Rotherbaum. 16-Jähriger hinterrücks erstochen – keine Hinweise auf Beziehungs- oder Raubtat. Polizisten finden im Bereich um den Tatort nur ein blutgetränktes Taschentuch
Passanten und Jogger durchqueren am Montagmorgen den kleinen Tunnel unterhalb der Kennedybrücke – es herrscht Alltag an der Alster. Erst als gegen Mittag die Ermittler der Mordkommission ein weiteres Mal anrücken, offenbart sich auch Nichtsahnenden, dass das beschauliche Alsterufer zum Schauplatz eines Verbrechens geworden ist. Erst vor wenigen Stunden ist hier ein junger Mann gestorben: Viktor E., gerade 16 Jahre alt. Er soll von einem bisher unbekannten Mann heimtückisch ermordet worden sein.
Gegen 11.30 Uhr suchen Polizeitaucher den Bereich rund um den Tatort ab, Bereitschaftspolizisten durchkämmen die Grünanlagen. Die Tatwaffe, vermutlich ein Messer, finden die Beamten nicht; dafür entdecken sie in einem Mülleimer ein blutgetränktes Taschentuch. Schräg gegenüber vom Tatort befragt ein Polizist Obdachlose, die an der Kennedybrücke ihre Zelt aufgeschlagen haben. Haben sie etwas gesehen?
Es ist ein Fall voller Rätsel, voller Ungereimtheiten. Einer, der die Ermittler selten ratlos zurücklässt: Ein 16-Jähriger kuschelt mit seiner Freundin (15) am Alsterufer – und wird wie aus dem Nichts hinterrücks erstochen. Die Freundin verschont der Täter indes, wirft sie aber nach der Bluttat in die Alster. Glücklicherweise kann sich das Mädchen aus eigener Kraft ans Ufer retten. Nach medizinischer Erstversorgung wird es noch am Tatort zum Tathergang befragt. Zwar werde „in alle Richtung“ ermittelt. Doch bisher habe die Staatsanwaltschaft keinen Anlass, an ihrer Version zu zweifeln, sagt Nana Frombach, Sprecherin der Staatsanwaltschaft.
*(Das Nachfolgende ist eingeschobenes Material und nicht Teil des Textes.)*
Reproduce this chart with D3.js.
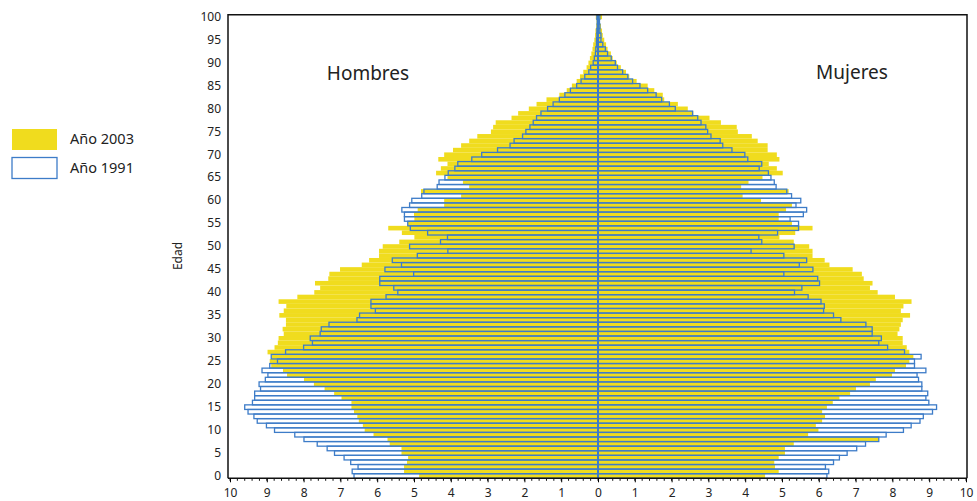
<!DOCTYPE html>
<html>
<head>
<meta charset="utf-8">
<script src="https://cdn.jsdelivr.net/npm/d3@7"></script>
<style>
  body { margin: 0; background: #fff; }
  svg { display: block; font-family: "Noto Sans", sans-serif; }
</style>
</head>
<body>
<div id="pyramid"></div>
<script>
// edades 0..100
var ages = d3.range(0, 101)

// Hombres, año 2003 (por mil)
var hombres2003 = [4.86,5.27,5.27,5.19,5.16,5.34,5.34,5.66,5.72,6.10,
  6.34,6.39,6.50,6.54,6.63,6.70,6.70,6.97,7.17,7.43,
  7.72,7.99,8.45,8.56,8.88,8.92,8.88,8.98,8.79,8.70,
  8.68,8.54,8.57,8.48,8.48,8.66,8.54,8.47,8.68,8.17,
  7.71,7.55,7.69,7.33,7.30,7.01,6.42,6.22,5.95,5.95,
  5.85,5.40,4.99,5.33,5.70,5.17,4.99,5.00,4.90,4.18,
  4.18,3.72,4.81,3.50,3.67,4.09,4.40,4.27,4.09,4.34,
  4.18,3.94,3.72,3.50,3.28,2.91,2.85,2.78,2.35,2.17,
  1.88,1.67,1.40,1.05,0.85,0.71,0.58,0.49,0.40,0.31,
  0.26,0.22,0.18,0.15,0.13,0.10,0.08,0.07,0.05,0.04,
  0.06]

// Hombres, año 1991
var hombres1991 = [6.63,6.68,6.52,6.72,6.90,7.16,7.36,7.63,7.99,8.24,
  8.79,9.01,9.26,9.35,9.51,9.60,9.39,9.33,9.33,9.17,
  9.21,9.04,8.97,9.13,8.92,8.71,8.88,8.49,8.00,7.76,
  7.82,7.55,7.52,7.31,6.55,6.48,6.05,6.17,6.17,5.76,
  5.44,5.55,5.93,5.93,5.01,5.79,5.34,5.59,4.91,4.08,
  5.12,4.28,4.09,4.63,5.10,5.17,5.26,5.26,5.33,5.12,
  5.06,4.79,4.73,4.37,4.32,4.16,4.07,3.89,3.81,3.43,
  3.16,2.73,2.39,2.28,2.05,1.96,1.85,1.76,1.67,1.55,
  1.37,1.22,1.05,0.90,0.75,0.58,0.46,0.36,0.25,0.20,
  0.13,0.10,0.07,0.06,0.04,0.04,0.03,0.03,0.02,0.02,
  0.03]

// Mujeres, año 2003
var mujeres2003 = [4.54,4.91,4.81,4.79,4.91,5.08,5.08,5.32,7.63,5.71,
  5.99,5.92,6.09,6.17,6.09,6.22,6.38,6.56,6.85,7.01,
  7.39,7.55,7.99,8.07,8.37,8.46,8.57,8.46,8.39,8.28,
  8.28,8.14,8.19,8.23,8.28,8.48,8.23,8.30,8.52,8.07,
  7.60,7.39,7.46,7.22,7.17,6.92,6.29,6.16,5.83,5.83,
  5.74,5.32,4.93,5.36,5.83,5.27,4.91,4.91,5.11,5.27,
  4.43,3.93,5.18,3.89,4.09,4.47,5.02,4.86,4.64,4.93,
  4.86,4.61,4.61,4.34,4.18,3.80,3.77,3.34,3.03,2.59,
  2.44,2.17,1.80,1.76,1.53,1.35,1.05,0.85,0.76,0.62,
  0.51,0.40,0.35,0.26,0.22,0.17,0.13,0.11,0.08,0.05,
  0.11]

// Mujeres, año 1991
var mujeres1991 = [6.22,6.27,6.18,6.40,6.56,6.77,7.03,7.27,7.63,7.83,
  8.30,8.51,8.75,8.84,9.09,9.20,8.99,8.91,8.96,8.80,
  8.80,8.71,8.67,8.91,8.60,8.60,8.78,8.33,7.87,7.63,
  7.70,7.45,7.45,7.28,6.60,6.40,6.13,6.15,6.06,5.71,
  5.34,5.54,6.02,5.97,5.05,5.84,5.47,5.67,5.05,4.16,
  5.33,4.45,4.37,4.88,5.45,5.45,5.22,5.58,5.67,5.38,
  5.51,5.26,5.13,4.84,4.79,4.70,4.63,4.38,4.45,4.07,
  3.99,3.64,3.39,3.32,3.07,2.98,2.93,2.80,2.71,2.57,
  2.10,1.94,1.73,1.58,1.35,1.14,0.94,0.81,0.67,0.53,
  0.47,0.36,0.26,0.20,0.13,0.08,0.08,0.05,0.05,0.04,
  0.05]

var xTicks = d3.range(-10, 11)
var ageTicks = ages.filter(function(a){ return a % 5 == 0 })

function piramide(){

var width = 977
var height = 501

var pLeft = 230, pRight = 966, pTop = 14.7, pBottom = 478.3
var mid = (pLeft + pRight) / 2

var yellow = "#f0dc1e"
var blue = "#3d7cc8"

var svg = d3.select("#pyramid")
  .append("svg")
  .attr("width", width)
  .attr("height", height)

var x = d3.scaleLinear().domain([-10, 10]).range([pLeft, pRight])
var xL = function(v){ return x(-v) }
var xR = function(v){ return x(v) }

var y = d3.scaleBand().domain(ages).range([pBottom, pTop]).padding(0)
var bh = y.bandwidth()

// barras 2003 (relleno amarillo)
svg.append("g").selectAll("rect")
  .data(ages)
  .enter()
  .append("rect")
  .attr("x", function(d){ return xL(hombres2003[d]) })
  .attr("y", function(d){ return y(d) })
  .attr("width", function(d){ return mid - xL(hombres2003[d]) })
  .attr("height", bh)
  .attr("fill", yellow)

svg.append("g").selectAll("rect")
  .data(ages)
  .enter()
  .append("rect")
  .attr("x", mid)
  .attr("y", function(d){ return y(d) })
  .attr("width", function(d){ return xR(mujeres2003[d]) - mid })
  .attr("height", bh)
  .attr("fill", yellow)

// barras 1991 (solo contorno azul)
svg.append("g").selectAll("rect")
  .data(ages)
  .enter()
  .append("rect")
  .attr("x", function(d){ return xL(hombres1991[d]) })
  .attr("y", function(d){ return y(d) })
  .attr("width", function(d){ return mid - xL(hombres1991[d]) })
  .attr("height", bh)
  .attr("fill", "none")
  .style("stroke", blue)
  .style("stroke-width", 1.3)

svg.append("g").selectAll("rect")
  .data(ages)
  .enter()
  .append("rect")
  .attr("x", mid)
  .attr("y", function(d){ return y(d) })
  .attr("width", function(d){ return xR(mujeres1991[d]) - mid })
  .attr("height", bh)
  .attr("fill", "none")
  .style("stroke", blue)
  .style("stroke-width", 1.3)

// linea central
svg.append("line")
  .attr("x1", mid).attr("x2", mid)
  .attr("y1", pTop).attr("y2", pBottom)
  .style("stroke", blue)
  .style("stroke-width", 2)

// marco
svg.append("path")
  .attr("d", "M" + (pLeft - 2) + "," + pBottom + "V" + pTop + "H" + (pRight + 1) + "V" + pBottom)
  .attr("fill", "none")
  .style("stroke", "#111")
  .style("stroke-width", 1.5)

// eje x: marcas menores cada 0.2
var minor = d3.range(-10, 10.001, 0.2)
svg.append("g").selectAll("line")
  .data(minor)
  .enter()
  .append("line")
  .attr("x1", function(d){ return x(d) }).attr("x2", function(d){ return x(d) })
  .attr("y1", pBottom).attr("y2", pBottom + 2.5)
  .style("stroke", "#111")

var xAxis = d3.axisBottom(x)
  .tickValues(xTicks)
  .tickSize(4)
  .tickPadding(6)
  .tickFormat(function(d){ return Math.abs(d) })

var gx = svg.append("g")
  .attr("transform", "translate(0," + pBottom + ")")
  .call(xAxis)
gx.select(".domain").attr("d", "M" + (pLeft - 2) + ",0H" + (pRight + 1)).style("stroke", "#111").style("stroke-width", 1.5)
gx.selectAll("text").style("font-size", "12px").style("fill", "#222").style("font-family", "Noto Sans")

// eje y: edades
var yAxis = d3.axisLeft(y)
  .tickValues(ageTicks)
  .tickSize(0)
  .tickPadding(8)

var gy = svg.append("g")
  .attr("transform", "translate(" + (pLeft - 1) + ",0)")
  .call(yAxis)
gy.select(".domain").remove()
gy.selectAll("text").style("font-size", "12px").style("fill", "#222").style("font-family", "Noto Sans")

svg.append("text")
  .attr("transform", "translate(182,256) rotate(-90)")
  .attr("text-anchor", "middle")
  .style("font-size", "12px")
  .style("fill", "#222")
  .text("Edad")

svg.append("text")
  .attr("x", 368).attr("y", 80)
  .attr("text-anchor", "middle")
  .style("font-size", "19px")
  .style("fill", "#222")
  .text("Hombres")

svg.append("text")
  .attr("x", 852).attr("y", 79)
  .attr("text-anchor", "middle")
  .style("font-size", "19px")
  .style("fill", "#222")
  .text("Mujeres")

// leyenda
var legend = [
  {label: "Año 2003", fill: yellow, stroke: "none"},
  {label: "Año 1991", fill: "#fff", stroke: blue}
]

var lg = svg.append("g").selectAll("g")
  .data(legend)
  .enter()
  .append("g")
  .attr("transform", function(d, i){ return "translate(12," + (129 + i * 28.5) + ")" })

lg.append("rect")
  .attr("width", 45)
  .attr("height", 21)
  .attr("fill", function(d){ return d.fill })
  .style("stroke", function(d){ return d.stroke })
  .style("stroke-width", 1.3)

lg.append("text")
  .attr("x", 58).attr("y", 15)
  .style("font-size", "14.5px")
  .style("fill", "#222")
  .text(function(d){ return d.label })
}

piramide()
</script>
</body>
</html>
Die Ermittler beschäftigt nun vor allem die Frage nach dem Warum. Ein Motiv für die Tat ist nicht im Ansatz erkennbar. Zwischen Täter und Opfer hatte es keinen Streit gegeben; Hinweise auf eine Beziehungs- oder Raubtat liegen nicht vor. Zudem deutet auch nichts darauf hin, dass Viktor E. in kriminelle Machenschaften verwickelt gewesen sein könnte: Der 16-Jährige war nach Abendblatt-Informationen strafrechtlich zuvor nie in Erscheinung getreten.
Die Tat dürfte viele Eltern verunsichern. Rund um die Alster treffen sich vor allem an Wochenenden viele jüngere Leute. Das hatte gerade am Anleger am Jungfernstieg für Probleme gesorgt. Dort hatte die Polizei massiv intervenieren müssen, nachdem im August der Fall eines 20 Jahre alten Ägypters bekannt wurde, der innerhalb kurzer Zeit im Bereich Jungfernstieg und Innenstadt mehrere gefährliche Körperverletzungen, Bedrohungen und Beleidigungen begangen haben soll. Dadurch war bekannt geworden, dass nach Ende der Geschäftszeit der Jungfernstieg Treffpunkt von teilweise problematischen jungen Leuten ist. Neben einzelnen Strafanzeigen hatte es massive Beschwerden von Anliegern gegeben. Dass der Jungfernstieg seit Längerem „Showbühne“ von Autoprotzern ist, war bereits vorher bekannt. Die Polizei hatte deshalb einen fest installierten Blitzer in Höhe Alsteranleger installieren lassen.
Mittlerweile hat sich die Situation beruhigt. „Die Zahl der Beschwerden ist deutlich zurückgegangen“, sagt Polizeisprecher Ulf Wundrack. Die Szene selbst sei, auch bedingt durch das kühle und feuchte Herbstwetter, weitgehend verschwunden. Die Polizei hat Erkenntnisse, dass sich einzelne jüngere Leute aus dem Klientel jetzt im Bereich Alsterarkaden treffen. Das habe aber bislang nicht zu Problemen geführt.